The weather really ain’t that bad
Despite its high latitude, Norway’s winters are a lot milder than you’d expect. (Photo: Thinkstock)
Thank the Gulf Stream currents for the fact that coastal Norway, despite being far north of the U.S. northeast, has similar weather, with average February highs of 36 degrees in Oslo and only slightly cooler 250 miles north in Trondheim. No, it’s not Hawaii, but neither will it have the 40-below temperatures one sees in similar latitudes (or inland in Scandinavia). And longer nights mean you have more time to gaze at those northern lights.
Traveling in the winter means you can save money on flights and hotels and can splurge more on the fun stuff while you’re there. (Photo: Getty Images)

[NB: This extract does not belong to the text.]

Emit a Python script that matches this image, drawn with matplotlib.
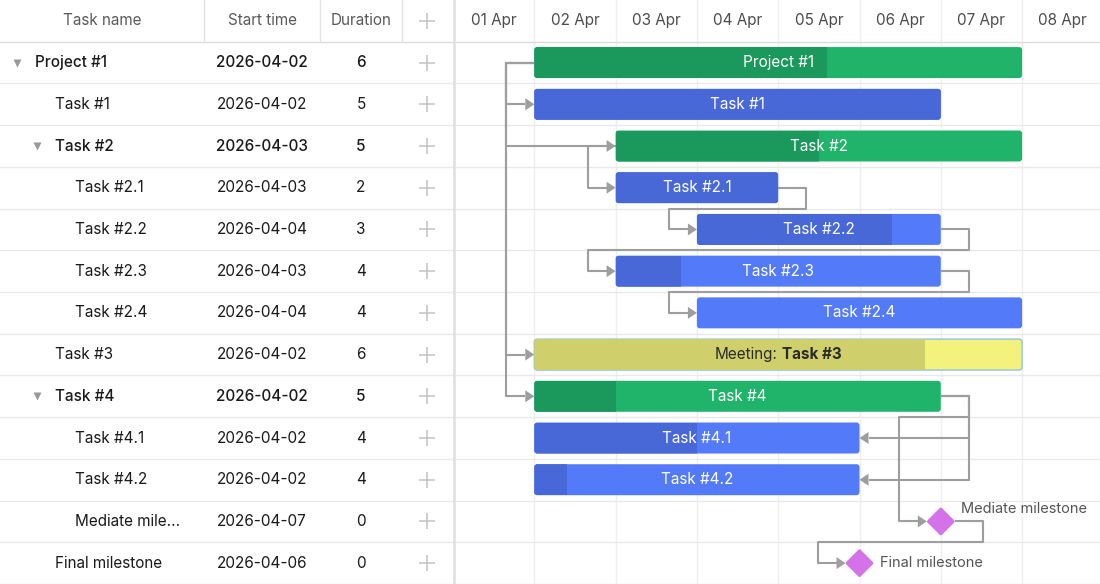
import numpy as np
import matplotlib.pyplot as plt
from matplotlib.patches import FancyBboxPatch, Polygon, Rectangle
from matplotlib.offsetbox import TextArea, HPacker, AnnotationBbox

plt.rcParams['font.family'] = ['Inter', 'DejaVu Sans']

# datos da tabela / gantt
task_names = ['Project #1', 'Task #1', 'Task #2', 'Task #2.1', 'Task #2.2', 'Task #2.3',
              'Task #2.4', 'Task #3', 'Task #4', 'Task #4.1', 'Task #4.2',
              'Mediate milestone', 'Final milestone']
levels = [0, 1, 1, 2, 2, 2, 2, 1, 1, 2, 2, 2, 1]
start_dates = ['2026-04-02', '2026-04-02', '2026-04-03', '2026-04-03', '2026-04-04',
               '2026-04-03', '2026-04-04', '2026-04-02', '2026-04-02', '2026-04-02',
               '2026-04-02', '2026-04-07', '2026-04-06']
durations = [6, 5, 5, 2, 3, 4, 4, 6, 5, 4, 4, 0, 0]
progress = [0.6, 1.0, 0.5, 1.0, 0.8, 0.2, 0.0, 0.8, 0.2, 0.5, 0.1, 0.0, 0.0]
task_types = ['project', 'task', 'project', 'task', 'task', 'task', 'task',
              'meeting', 'project', 'task', 'task', 'milestone', 'milestone']
# (origem, destino, tipo)  ss = start-start, fs = finish-start, ff = finish-finish
links = [(0, 1, 'ss'), (0, 2, 'ss'), (0, 7, 'ss'), (0, 8, 'ss'), (2, 3, 'ss'),
         (3, 4, 'fs'), (4, 5, 'fs'), (5, 6, 'fs'),
         (8, 9, 'ff'), (8, 10, 'ff'), (8, 11, 'fs'), (11, 12, 'fs')]
day_labels = ['01 Apr', '02 Apr', '03 Apr', '04 Apr', '05 Apr', '06 Apr', '07 Apr', '08 Apr']
grid_columns = ['Task name', 'Start time', 'Duration', '+']

# cores
cores = {'project': ('#20b46b', '#1b985b'),
         'task': ('#537bf9', '#4768d6'),
         'meeting': ('#f2f27c', '#cfd06c')}
cor_link = '#9e9e9e'
cor_grade = '#e9e9e9'
cor_milestone = '#d472ea'
cor_mais = '#c2c2c2'

W, H = 1100, 584
GRID_W = 453
n_rows = len(task_names)
day_px = 81.3
px_x = 1 / day_px            # dias por pixel
px_y = (n_rows + 1) / H      # linhas por pixel

fig = plt.figure(figsize=(W / 100, H / 100), dpi=100)
ax_g = fig.add_axes([0, 0, GRID_W / W, 1])
ax_t = fig.add_axes([GRID_W / W, 0, 1 - GRID_W / W, 1])
ax_g.set_xlim(0, GRID_W)
ax_t.set_xlim(0, (W - GRID_W) / day_px)
for a in (ax_g, ax_t):
    a.set_ylim(n_rows, -1)
    a.axis('off')

origem = np.datetime64('2026-04-01')
x0 = (np.array(start_dates, dtype='datetime64[D]') - origem).astype(float)
dur = np.array(durations, dtype=float)

# ---------------- grade / linhas ----------------
for r in range(n_rows + 1):
    ax_g.axhline(r, color='#dcdcdc' if r == 0 else cor_grade, lw=1, zorder=1)
    ax_t.axhline(r, color='#dcdcdc' if r == 0 else cor_grade, lw=1, zorder=1)
for d in range(1, len(day_labels)):
    ax_t.axvline(d, color='#efefef', lw=1, zorder=0)
ax_t.axvline(0.01, color='#e2e2e2', lw=2, zorder=1)

# cabeçalho da tabela
col_centros = [102, 262, 361, 427]
for xb in [204, 320, 402]:
    ax_g.plot([xb, xb], [-1, 0], color='#e2e2e2', lw=1)
for c, txt in zip(col_centros, grid_columns):
    if txt == '+':
        ax_g.plot(c, -0.5, marker='+', ms=12, mew=1.1, color=cor_mais)
    else:
        ax_g.text(c, -0.5, txt, ha='center', va='center', fontsize=11, color='#5a5a5a')

# cabeçalho das datas
for d, lab in enumerate(day_labels):
    ax_t.text(d + 0.5, -0.5, lab, ha='center', va='center', fontsize=11, color='#4d4d4d')

# linhas da tabela
for i, nome in enumerate(task_names):
    y = i + 0.5
    pai = task_types[i] == 'project'
    peso = 'medium' if pai else 'normal'
    limite = 19 - 2 * levels[i]
    if len(nome) > limite:
        nome = nome[:limite - 3] + '...'
    xt = 35 + 20 * levels[i]
    if pai:
        ax_g.plot(17 + 20 * levels[i], y, marker='v', ms=6, color='#9a9a9a', mec='none')
    ax_g.text(xt, y, nome, ha='left', va='center', fontsize=11, color='#1a1a1a', weight=peso)
    ax_g.text(262, y, start_dates[i], ha='center', va='center', fontsize=11, color='#1a1a1a', weight=peso)
    ax_g.text(361, y, str(durations[i]), ha='center', va='center', fontsize=11, color='#1a1a1a', weight=peso)
    ax_g.plot(427, y, marker='+', ms=12, mew=1.1, color=cor_mais)

# ---------------- barras ----------------
bh = 31 * px_y
ms_half = 14


def inicio(i):
    if task_types[i] == 'milestone':
        return x0[i] - ms_half * px_x
    return x0[i]


def fim(i):
    if task_types[i] == 'milestone':
        return x0[i] + ms_half * px_x
    return x0[i] + dur[i]


for i in range(n_rows):
    y = i + 0.5
    if task_types[i] == 'milestone':
        hx, hy = 12.5 * px_x, 12.5 * px_y
        dia = Polygon([(x0[i] - hx, y), (x0[i], y - hy), (x0[i] + hx, y), (x0[i], y + hy)],
                      closed=True, fc=cor_milestone, ec=cor_milestone, lw=2, joinstyle='round', zorder=4)
        ax_t.add_patch(dia)
        dy = -12 * px_y if task_names[i].startswith('Mediate') else 0
        ax_t.text(fim(i) + 6 * px_x, y + dy, task_names[i], ha='left', va='center',
                  fontsize=10.5, color='#555555', zorder=5)
        continue
    claro, escuro = cores[task_types[i]]
    borda = '#8fc3e8' if task_types[i] == 'meeting' else 'none'
    caixa = FancyBboxPatch((x0[i], y - bh / 2), dur[i], bh,
                           boxstyle=f'round,pad=0,rounding_size={3 * px_x}',
                           mutation_aspect=px_y / px_x, fc=claro, ec=borda, lw=1, zorder=3)
    ax_t.add_patch(caixa)
    if progress[i] > 0:
        prog = Rectangle((x0[i], y - bh / 2), dur[i] * progress[i], bh, fc=escuro, ec='none', zorder=3)
        prog.set_clip_path(caixa)
        ax_t.add_patch(prog)
    xc = x0[i] + dur[i] / 2
    if task_types[i] == 'meeting':
        caixa_txt = HPacker(children=[
            TextArea('Meeting:', textprops=dict(fontsize=11, color='#2b2b2b')),
            TextArea(task_names[i], textprops=dict(fontsize=11, color='#2b2b2b', weight='bold'))],
            sep=3, pad=0, align='center')
        ab = AnnotationBbox(caixa_txt, (xc, y), frameon=False, box_alignment=(0.5, 0.5), zorder=5)
        ax_t.add_artist(ab)
    else:
        ax_t.text(xc, y, task_names[i], ha='center', va='center', fontsize=11, color='white', zorder=5)

# ---------------- ligações ----------------
off = 28 * px_x
seta_l = 9 * px_x
seta_h = 6 * px_y

for s, t, tipo in links:
    ys, yt = s + 0.5, t + 0.5
    if tipo == 'ss':
        xs = inicio(s)
        xv = xs - off
        pts = [(xs, ys), (xv, ys), (xv, yt), (inicio(t), yt)]
        direc = 1
    elif tipo == 'fs':
        xe = fim(s)
        xv2 = inicio(t) - off
        pts = [(xe, ys), (xe + off, ys), (xe + off, s + 1), (xv2, s + 1), (xv2, yt), (inicio(t), yt)]
        direc = 1
    else:
        xe = fim(s)
        pts = [(xe, ys), (xe + off, ys), (xe + off, yt), (fim(t), yt)]
        direc = -1
    xp = [p[0] for p in pts]
    yp = [p[1] for p in pts]
    tip = xp[-1]
    xp[-1] = tip - direc * seta_l
    ax_t.plot(xp, yp, color=cor_link, lw=1.5, solid_joinstyle='round', solid_capstyle='butt', zorder=2)
    ax_t.add_patch(Polygon([(tip, yt), (tip - direc * seta_l, yt - seta_h), (tip - direc * seta_l, yt + seta_h)],
                           closed=True, fc=cor_link, ec='none', zorder=2))

fig.savefig('out.png', dpi=100)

Norway, like most of Scandinavia, is notoriously expensive. But going there in the winter off-season means that hotel rates are cheaper, and upstart discount carrier Norwegian Airlines is running great ticket specials (just watch out for those extra fees) to make it less expensive to get there. Drinks, unfortunately, cost the same year-round.
If cross-country skiing isn’t your thing, there are plenty of good downhill options as well. (Photo: Trysil/Facebook)
The Norwegians are well-known for their cross-country-skiing prowess, with legions of gold-medal winners and a countryside filled with families scooting through the snow like troops of nimble penguins. If you want to learn or train in Nordic skiing, this is the place to be. But the country also has a surprisingly large collection of downhill ski resorts, such as Hafjell and Trysil, which are good alternative destinations where you can avoid the crowds in the Alps, as well as Oslo Vinterpark, a short commute from downtown.
Norwegian Black Metal band Satyricon seen performing in Bergen, Norway in 2011. (Photo: Christian Misje/Wikimedia Commons)
Norway is one of the world’s centers for death metal, and there’s no better place to appreciate the aggressive gloom of this important cultural phenomenon than in the depths of an Arctic winter. Listen to local and touring bands turn the volume to 11 in bars like Oslo’s Rock In and the Elm Street Rock Café. Aficionados should be sure to visit Oslo’s Museum of Black Metal Music and Culture and Trondheim’s Rockheim pop and rock music museum, with its atmospheric death metal garage exhibit (most of the explanations are only in Norwegian, but one gets the drift). Fun fact: When Crown Prince Haakon Magnus of Norway visited San Francisco in 2013, he caught a Kvelertak metal show with Metallica’s James Hetfield.
Get up-close and personal with the locations from Jo Nesbo’s Harry Hole books including Karl Johans Gate. (Photo: imageBROKER / Alamy)
Norwegian murder mystery novelist Jo Nesbo has sold more than 20 million copies worldwide of his 10 novels featuring Detective Harry Hole. The books expose the dark side of Norway (and of human nature) while tracing fictional crime investigations around Oslo and Norway. The plot lines come as close to real life as you would want them to during Harry Hole walking tours that are conducted in Oslo every Tuesday evening. In winter you’ll have a properly atmospheric trip skidding around on icy streets under dark storm clouds, imagining the evildoer from The Snowman lurking in frost-shrouded alleys around you.
Sled dogs! Reindeer!
It might not be north enough for Santa, but you can still get up close and personal with the reindeer on Kvaloya Island. (Photo: Robert Harding World Imagery / Alamy)
A highlight of visiting northern Norway in winter is seeing sled dogs and reindeer in their element. Go to a spot like Kvaloya Island near Tromso to sit in a replica Sami tent, draped in a traditionally crafted reindeer blanket sipping some hot chocolate before joining some very eager sled dogs on a ride through the woods at the Tromso Villmarkssenter. The friendly, furry dogs are as happy to be petted as they are to pull a sled. To help sled dog puppies get acclimated to visitor contact, their trainers request that visitors go into the puppy corral to play with the fuzzy little guys. This alone is worth a trip to the far north. Or, if you’d like to make like Santa, go for a for-real reindeer sleigh ride.